Others counter that the collapse of Spirit would have disproportionate consequences, particularly for budget-conscious travelers who rely on its ultra-low fares. The airline’s disappearance could leave a significant gap in the market, one that competitors may be unable—or unwilling—to fill at the same price point.

The Defense Angle: Strategic Asset or Stretch of Policy?

The idea of reclassifying Spirit Airlines as a strategic national asset has introduced a new dimension to the debate. By positioning the airline as critical to defense logistics, policymakers aim to justify rapid financial support without navigating traditional bailout channels.

This approach, however, is far from universally accepted.

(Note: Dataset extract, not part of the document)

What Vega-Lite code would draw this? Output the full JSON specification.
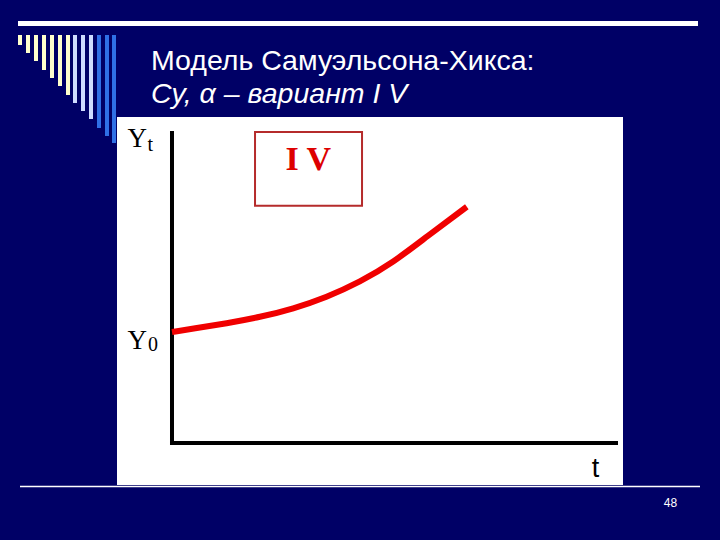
{
  "$schema": "https://vega.github.io/schema/vega-lite/v6.json",
  "width": 506,
  "height": 368,
  "autosize": {"type": "none"},
  "padding": {"left": 117, "top": 117, "right": 97, "bottom": 55},
  "background": "#000066",
  "config": {"view": {"fill": "#ffffff", "stroke": null}},
  "title": {
    "text": "Модель Самуэльсона-Хикса:",
    "subtitle": "Cy, α – вариант I V",
    "anchor": "start",
    "frame": "group",
    "dx": 34,
    "font": "Liberation Sans",
    "fontSize": 28.5,
    "fontWeight": "normal",
    "color": "#ffffff",
    "subtitleFont": "Liberation Sans",
    "subtitleFontSize": 28.5,
    "subtitleFontStyle": "italic",
    "subtitleColor": "#ffffff",
    "subtitlePadding": 4,
    "offset": -87
  },
  "datasets": {
    "curve": [
      {"t": 0, "Y": 3.58},
      {"t": 0.48, "Y": 3.69},
      {"t": 1.23, "Y": 3.86},
      {"t": 1.98, "Y": 4.06},
      {"t": 2.73, "Y": 4.33},
      {"t": 3.48, "Y": 4.7},
      {"t": 4.23, "Y": 5.19},
      {"t": 4.98, "Y": 5.82},
      {"t": 5.74, "Y": 6.66},
      {"t": 6.64, "Y": 7.62}
    ],
    "axes": [
      {"t": 0, "Y": 0, "t2": 0, "Y2": 10},
      {"t": 0, "Y": 0, "t2": 10, "Y2": 0}
    ],
    "bars": [
      {"i": 0, "x": 20, "top": 35, "bottom": 45, "shade": "cream"},
      {"i": 1, "x": 28, "top": 35, "bottom": 53, "shade": "cream"},
      {"i": 2, "x": 36, "top": 35, "bottom": 61, "shade": "cream"},
      {"i": 3, "x": 44, "top": 35, "bottom": 70, "shade": "cream"},
      {"i": 4, "x": 52, "top": 35, "bottom": 78, "shade": "cream"},
      {"i": 5, "x": 60, "top": 35, "bottom": 86, "shade": "cream"},
      {"i": 6, "x": 68, "top": 35, "bottom": 95, "shade": "cream"},
      {"i": 7, "x": 75, "top": 35, "bottom": 103, "shade": "pale"},
      {"i": 8, "x": 83, "top": 35, "bottom": 111, "shade": "pale"},
      {"i": 9, "x": 91, "top": 35, "bottom": 119, "shade": "pale"},
      {"i": 10, "x": 99, "top": 35, "bottom": 128, "shade": "blue"},
      {"i": 11, "x": 107, "top": 35, "bottom": 136, "shade": "blue"},
      {"i": 12, "x": 114, "top": 35, "bottom": 143, "shade": "blue"}
    ],
    "lines": [
      {"part": "top", "x": 18, "x2": 698, "y": 23.5},
      {"part": "bottom", "x": 20, "x2": 700, "y": 486.5}
    ]
  },
  "layer": [
    {
      "layer": [
        {
          "data": {"name": "lines"},
          "mark": {"type": "rule", "color": "#ffffff"},
          "encoding": {
            "x": {"field": "x", "type": "quantitative", "scale": {"domain": [117, 623], "nice": false, "zero": false}, "axis": null},
            "x2": {"field": "x2"},
            "y": {"field": "y", "type": "quantitative", "scale": {"domain": [117, 485], "reverse": true, "nice": false, "zero": false}, "axis": null},
            "strokeWidth": {"field": "part", "type": "nominal", "scale": {"domain": ["top", "bottom"], "range": [5, 1.5]}, "legend": null}
          }
        },
        {
          "data": {"name": "bars"},
          "mark": {"type": "rule", "strokeWidth": 4},
          "encoding": {
            "x": {"field": "x", "type": "quantitative"},
            "y": {"field": "top", "type": "quantitative"},
            "y2": {"field": "bottom"},
            "color": {"field": "shade", "type": "nominal", "scale": {"domain": ["cream", "pale", "blue"], "range": ["#ffffcc", "#cfdcff", "#2f70e6"]}, "legend": null}
          }
        },
        {
          "data": {"values": [{"page": "48", "x": 670.5, "y": 503}]},
          "mark": {"type": "text", "font": "Liberation Sans", "fontSize": 12, "color": "#ffffff", "align": "center", "baseline": "middle"},
          "encoding": {
            "x": {"field": "x", "type": "quantitative"},
            "y": {"field": "y", "type": "quantitative"},
            "text": {"field": "page"}
          }
        }
      ]
    },
    {
      "layer": [
        {
          "data": {"values": [{"t": 1.87, "t2": 4.28, "Y": 10.03, "Y2": 7.65}]},
          "mark": {"type": "rect", "fill": null, "fillOpacity": 0, "stroke": "#b52b2b", "strokeWidth": 2},
          "encoding": {
            "x": {"field": "t", "type": "quantitative", "scale": {"domain": [-1.2387, 10.1577], "nice": false, "zero": false}, "axis": null},
            "x2": {"field": "t2"},
            "y": {"field": "Y", "type": "quantitative", "scale": {"domain": [-1.3548, 10.516], "nice": false, "zero": false}, "axis": null},
            "y2": {"field": "Y2"}
          }
        },
        {
          "data": {"values": [{"t": 3.07, "Y": 8.81, "label": "I V"}]},
          "mark": {"type": "text", "font": "Liberation Serif", "fontSize": 34, "fontWeight": "bold", "color": "#dd0000", "align": "center", "baseline": "alphabetic"},
          "encoding": {
            "x": {"field": "t", "type": "quantitative"},
            "y": {"field": "Y", "type": "quantitative"},
            "text": {"field": "label"}
          }
        },
        {
          "data": {"name": "axes"},
          "mark": {"type": "rule", "color": "#000000", "strokeWidth": 4, "strokeCap": "square"},
          "encoding": {
            "x": {"field": "t", "type": "quantitative"},
            "x2": {"field": "t2"},
            "y": {"field": "Y", "type": "quantitative"},
            "y2": {"field": "Y2"}
          }
        },
        {
          "data": {"name": "curve"},
          "mark": {"type": "line", "color": "#f00000", "strokeWidth": 6, "interpolate": "basis", "strokeCap": "butt"},
          "encoding": {
            "x": {"field": "t", "type": "quantitative"},
            "y": {"field": "Y", "type": "quantitative"}
          }
        },
        {
          "data": {"values": [{"t": 0, "Y": 10, "label": "Y"}]},
          "mark": {"type": "text", "font": "Liberation Serif", "fontSize": 27, "color": "#000000", "align": "right", "baseline": "alphabetic", "dx": -25, "dy": 14},
          "encoding": {"x": {"field": "t", "type": "quantitative"}, "y": {"field": "Y", "type": "quantitative"}, "text": {"field": "label"}}
        },
        {
          "data": {"values": [{"t": 0, "Y": 10, "label": "t"}]},
          "mark": {"type": "text", "font": "Liberation Serif", "fontSize": 20, "color": "#000000", "align": "left", "baseline": "alphabetic", "dx": -24.5, "dy": 18},
          "encoding": {"x": {"field": "t", "type": "quantitative"}, "y": {"field": "Y", "type": "quantitative"}, "text": {"field": "label"}}
        },
        {
          "data": {"values": [{"t": 0, "Y": 3.58, "label": "Y"}]},
          "mark": {"type": "text", "font": "Liberation Serif", "fontSize": 27, "color": "#000000", "align": "right", "baseline": "alphabetic", "dx": -25, "dy": 17},
          "encoding": {"x": {"field": "t", "type": "quantitative"}, "y": {"field": "Y", "type": "quantitative"}, "text": {"field": "label"}}
        },
        {
          "data": {"values": [{"t": 0, "Y": 3.58, "label": "0"}]},
          "mark": {"type": "text", "font": "Liberation Serif", "fontSize": 20, "color": "#000000", "align": "left", "baseline": "alphabetic", "dx": -24, "dy": 19},
          "encoding": {"x": {"field": "t", "type": "quantitative"}, "y": {"field": "Y", "type": "quantitative"}, "text": {"field": "label"}}
        },
        {
          "data": {"values": [{"t": 10, "Y": 0, "label": "t"}]},
          "mark": {"type": "text", "font": "Liberation Sans", "fontSize": 27, "color": "#000000", "align": "center", "baseline": "alphabetic", "dx": -20.5, "dy": 34},
          "encoding": {"x": {"field": "t", "type": "quantitative"}, "y": {"field": "Y", "type": "quantitative"}, "text": {"field": "label"}}
        }
      ]
    }
  ],
  "resolve": {"scale": {"x": "independent", "y": "independent", "color": "independent", "strokeWidth": "independent"}}
}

Skeptics argue that if the airline were truly indispensable, private capital would already be lining up to save it. The reliance on a defense-based argument may indicate a lack of viable commercial solutions, raising questions about the sustainability of any government-led rescue.

Furthermore, the long-term implications of such a move remain unclear. If the airline fails to stabilize even after receiving federal support, taxpayers could be left absorbing significant losses. The risk of transforming a temporary intervention into a prolonged financial burden is a concern that continues to loom over negotiations.

An Uncertain Horizon for Spirit Airlines

As talks remain deadlocked and time runs out, Spirit Airlines stands at the edge of a financial cliff. The coming days will likely determine whether the airline secures a lifeline or slips into liquidation. Each scenario carries profound consequences—not just for employees and passengers, but for the structure and dynamics of the entire aviation industry.

The situation encapsulates a broader tension between market forces and government intervention, between short-term stabilization and long-term sustainability. Whatever the outcome, the fate of Spirit Airlines will serve as a defining case study in how economies respond to corporate crises in an era of global uncertainty.